The romantic notion of conservation was “just a pure Mills and Boon farce”, he said.

Introducing the Water Services (Amendment) (No 2) Bill, Mr McGrath said he was disappointed that Minister for the Environment Alan Kelly did not have the “courtesy” or “respect” to attend the debate.

He also noted that Minister of State at the Department of the Environment Paudie Coffey was also absent.

Government response

Minister of State for New Communities Aodhán Ó Ríordáin said the Government “has already put in place the measures required to address the objectives of this Bill in a comprehensive manner”.

He said the Government was firmly opposed to privatisation, and that Irish Water is already subject to FOI legislation.

He also said that there is a “robust process of protection of customer interests” through the Commission for Energy Regulation.

Mr Ó Ríordáin said that Irish Water has many challenges to confront and resolve, but providing a world-class service for consumers “remains at the centre of the Government’s reform programme”.

The Minister said that Irish Water estimated that about 6 per cent of all water produced is lost through customer side leakage.

“The utility has offered over 2,500 customers leak investigations under the interim scheme, and plans on issuing 7,500 notifications regarding larger leaks, with notifications prioritised in order of size of leak to maximise potential water savings.”

Fine Gael TD Mary Mitchell O’Connor, the only Government backbencher to speak on the Bill, said that, as a former school principal: “I recall the introduction of water charges for schools prior to the election of this Government in 2011. Schools received no additional funding to pay water charges.

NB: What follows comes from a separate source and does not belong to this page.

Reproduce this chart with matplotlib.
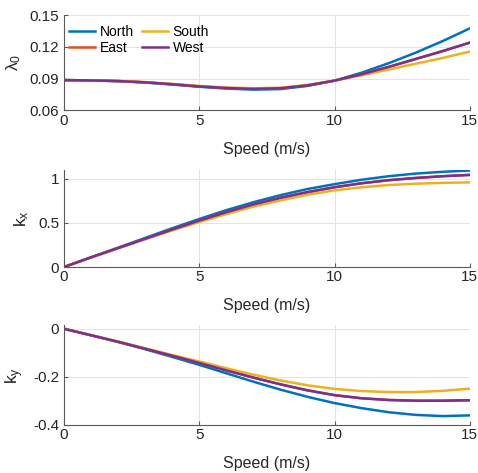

They simply got on with it.”

Sinn Féin environment spokesman Brian Stanley said: “Irish Water must be abolished and replaced with a public company that is fit for purpose.”

He said Irish Water was established as a stand-alone semi-State company, and that that meant “it does not have to disclose certain information”.

“All of us have had difficulty getting information from Irish Water.”

Fianna Fáil environment spokesman Barry Cowen said the legislation did not go far enough, and that “we call for Irish Water to be abolished”.

He said that the accountancy trick of taking Irish Water off the national balance sheet has backfired badly, and that setting the company up had wasted €172 million, including €85 million on consultants.

“It is time to suspend water charges and abolish Irish Water. It is never too late to do the right thing.”

Lead pipes

Independent TD Joan Collins said the Government claimed it only recently realised that the State has problems with lead pipes, “but we knew for decades that any house older than 70 years could contain lead piping”.

“Members on the Government benches had the opportunity to deal with that issue while they were in the local authority but they failed to do so, even though the problems were repeatedly brought to their attention by local authority engineers.”

Sinn Féin’s Pádraig Mac Lochlainn said “the Government needs to lead, to stop offering snivelling excuses and drop the line that it is all the fault of Fianna Fáil”.

He told the Dáil that the Government had turned citizens into consumers. “Therefore, the Government and Irish Water should have the courtesy of affording them the rights afforded to consumers.

“If this were the case, Irish Water should be responsible for the repair of leaks and the replacement of damaged infrastructure.”

He claimed the total amount wasted to date through Irish Water was approximately €800 million.

“Only €40 million was spent in each of the past four years on leaks and replacing pipes. Proper use of that €800 million would ensure double the mains replacement programme for 16 years.

“Imagine the difference that would make to water conservation.”

However, Mr Ó Riordáin said that responsibility for the repair and maintenance of the internal water distribution system from the main stopcock to the house and within the house rests with the homeowner.

“This is similar to the situation with other utility services, such as gas or electricity.”